Data section –
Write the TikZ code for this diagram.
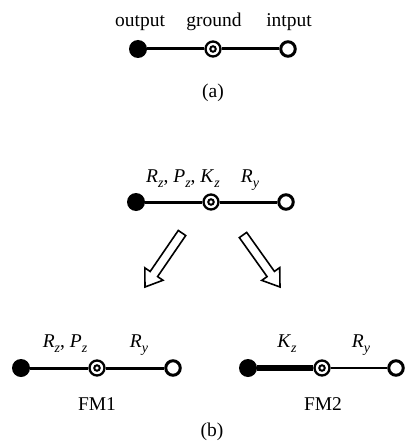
\documentclass[tikz,border=0pt]{standalone}
\usepackage{fontspec}
\usetikzlibrary{calc}
\setmainfont{Liberation Serif}
\newcommand\vsub[2]{\textit{#1}\raisebox{-0.3em}{\fontsize{14}{14}\selectfont\textit{#2}}}
\newcommand\blockarr[3]{% tail, tip, headlength
  \coordinate (hb) at ($(#1)!#3!(#2)$);
  \draw[blockarrow]
    ($(#1)!4.5pt!90:(#2)$) -- ($(hb)!4.5pt!-90:(#1)$) -- ($(hb)!11pt!-90:(#1)$) -- (#2)
    -- ($(hb)!11pt!90:(#1)$) -- ($(hb)!4.5pt!90:(#1)$) -- ($(#1)!4.5pt!-90:(#2)$) -- cycle;}
\begin{document}
\begin{tikzpicture}[x=1pt,y=1pt,
  lbl/.style={inner sep=0pt, anchor=base, font=\fontsize{19.5}{22}\selectfont},
  outnode/.style={circle, fill=black, minimum size=18pt, inner sep=0pt},
  innode/.style={circle, draw=black, fill=white, line width=3pt, minimum size=14.5pt, inner sep=0pt},
  gndnode/.style={circle, draw=black, fill=white, line width=2.3pt, minimum size=15pt, inner sep=0pt},
  gndin/.style={circle, draw=black, fill=white, line width=2pt, minimum size=5.5pt, inner sep=0pt},
  link/.style={line width=3pt},
  blockarrow/.style={draw=black, fill=white, line width=1.6pt, line join=miter}
]
\useasboundingbox (0,0) rectangle (405,-441);

% ---- (a)
\node[outnode] (aout) at (138,-49) {};
\node[gndnode] (agnd) at (213,-49) {};
\node[gndin] (agndi) at (213,-49) {};
\node[innode] (ain) at (288,-49) {};
\draw[link] (aout) -- (agnd);
\draw[link] (agnd) -- (ain);
\node[lbl] (laout) at (140,-27) {output};
\node[lbl] (lagnd) at (214,-27) {ground};
\node[lbl] (lain) at (289,-27) {intput};
\node[lbl] (capa) at (213,-98) {(a)};

% ---- (b) top
\node[outnode] (bout) at (136,-202) {};
\node[gndnode] (bgnd) at (211,-202) {};
\node[gndin] (bgndi) at (211,-202) {};
\node[innode] (bin) at (286,-202) {};
\draw[link] (bout) -- (bgnd);
\draw[link] (bgnd) -- (bin);
\node[lbl] (lb1) at (183,-182) {\vsub{R}{z}, \vsub{P}{z}, \vsub{K}{z}};
\node[lbl] (lb2) at (250,-182) {\vsub{R}{y}};

% ---- block arrows
\coordinate (lat) at (182,-233);
\coordinate (lah) at (145,-287);
\coordinate (rat) at (243,-235);
\coordinate (rah) at (280,-287);
\blockarr{lat}{lah}{0.76}
\blockarr{rat}{rah}{0.75}

% ---- FM1
\node[outnode] (cout) at (21,-368) {};
\node[gndnode] (cgnd) at (97,-368) {};
\node[gndin] (cgndi) at (97,-368) {};
\node[innode] (cin) at (173,-368) {};
\draw[link] (cout) -- (cgnd);
\draw[link] (cgnd) -- (cin);
\node[lbl] (lc1) at (65,-347) {\vsub{R}{z}, \vsub{P}{z}};
\node[lbl] (lc2) at (139,-347) {\vsub{R}{y}};
\node[lbl] (fm1) at (97,-410) {FM1};

% ---- FM2
\node[outnode] (dout) at (248,-368) {};
\node[gndnode] (dgnd) at (322,-368) {};
\node[gndin] (dgndi) at (322,-368) {};
\node[innode] (din) at (396,-368) {};
\draw[line width=6pt] (dout) -- (dgnd);
\draw[line width=2.5pt] (dgnd) -- (din);
\node[lbl] (ld1) at (287,-347) {\vsub{K}{z}};
\node[lbl] (ld2) at (361,-347) {\vsub{R}{y}};
\node[lbl] (fm2) at (323,-410) {FM2};

\node[lbl] (capb) at (212,-436) {(b)};
\end{tikzpicture}
\end{document}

Exercise description – Restate the whole of the material word for word without the pictures.

Task response –
Write the TikZ code for this diagram.
\documentclass[tikz,border=0pt]{standalone}
\usepackage{fontspec}
\usetikzlibrary{calc}
\setmainfont{Liberation Serif}
\newcommand\vsub[2]{\textit{#1}\raisebox{-0.3em}{\fontsize{14}{14}\selectfont\textit{#2}}}
\newcommand\blockarr[3]{% tail, tip, headlength
  \coordinate (hb) at ($(#1)!#3!(#2)$);
  \draw[blockarrow]
    ($(#1)!4.5pt!90:(#2)$) -- ($(hb)!4.5pt!-90:(#1)$) -- ($(hb)!11pt!-90:(#1)$) -- (#2)
    -- ($(hb)!11pt!90:(#1)$) -- ($(hb)!4.5pt!90:(#1)$) -- ($(#1)!4.5pt!-90:(#2)$) -- cycle;}
\begin{document}
\begin{tikzpicture}[x=1pt,y=1pt,
  lbl/.style={inner sep=0pt, anchor=base, font=\fontsize{19.5}{22}\selectfont},
  outnode/.style={circle, fill=black, minimum size=18pt, inner sep=0pt},
  innode/.style={circle, draw=black, fill=white, line width=3pt, minimum size=14.5pt, inner sep=0pt},
  gndnode/.style={circle, draw=black, fill=white, line width=2.3pt, minimum size=15pt, inner sep=0pt},
  gndin/.style={circle, draw=black, fill=white, line width=2pt, minimum size=5.5pt, inner sep=0pt},
  link/.style={line width=3pt},
  blockarrow/.style={draw=black, fill=white, line width=1.6pt, line join=miter}
]
\useasboundingbox (0,0) rectangle (405,-441);

% ---- (a)
\node[outnode] (aout) at (138,-49) {};
\node[gndnode] (agnd) at (213,-49) {};
\node[gndin] (agndi) at (213,-49) {};
\node[innode] (ain) at (288,-49) {};
\draw[link] (aout) -- (agnd);
\draw[link] (agnd) -- (ain);
\node[lbl] (laout) at (140,-27) {output};
\node[lbl] (lagnd) at (214,-27) {ground};
\node[lbl] (lain) at (289,-27) {intput};
\node[lbl] (capa) at (213,-98) {(a)};

% ---- (b) top
\node[outnode] (bout) at (136,-202) {};
\node[gndnode] (bgnd) at (211,-202) {};
\node[gndin] (bgndi) at (211,-202) {};
\node[innode] (bin) at (286,-202) {};
\draw[link] (bout) -- (bgnd);
\draw[link] (bgnd) -- (bin);
\node[lbl] (lb1) at (183,-182) {\vsub{R}{z}, \vsub{P}{z}, \vsub{K}{z}};
\node[lbl] (lb2) at (250,-182) {\vsub{R}{y}};

% ---- block arrows
\coordinate (lat) at (182,-233);
\coordinate (lah) at (145,-287);
\coordinate (rat) at (243,-235);
\coordinate (rah) at (280,-287);
\blockarr{lat}{lah}{0.76}
\blockarr{rat}{rah}{0.75}

% ---- FM1
\node[outnode] (cout) at (21,-368) {};
\node[gndnode] (cgnd) at (97,-368) {};
\node[gndin] (cgndi) at (97,-368) {};
\node[innode] (cin) at (173,-368) {};
\draw[link] (cout) -- (cgnd);
\draw[link] (cgnd) -- (cin);
\node[lbl] (lc1) at (65,-347) {\vsub{R}{z}, \vsub{P}{z}};
\node[lbl] (lc2) at (139,-347) {\vsub{R}{y}};
\node[lbl] (fm1) at (97,-410) {FM1};

% ---- FM2
\node[outnode] (dout) at (248,-368) {};
\node[gndnode] (dgnd) at (322,-368) {};
\node[gndin] (dgndi) at (322,-368) {};
\node[innode] (din) at (396,-368) {};
\draw[line width=6pt] (dout) -- (dgnd);
\draw[line width=2.5pt] (dgnd) -- (din);
\node[lbl] (ld1) at (287,-347) {\vsub{K}{z}};
\node[lbl] (ld2) at (361,-347) {\vsub{R}{y}};
\node[lbl] (fm2) at (323,-410) {FM2};

\node[lbl] (capb) at (212,-436) {(b)};
\end{tikzpicture}
\end{document}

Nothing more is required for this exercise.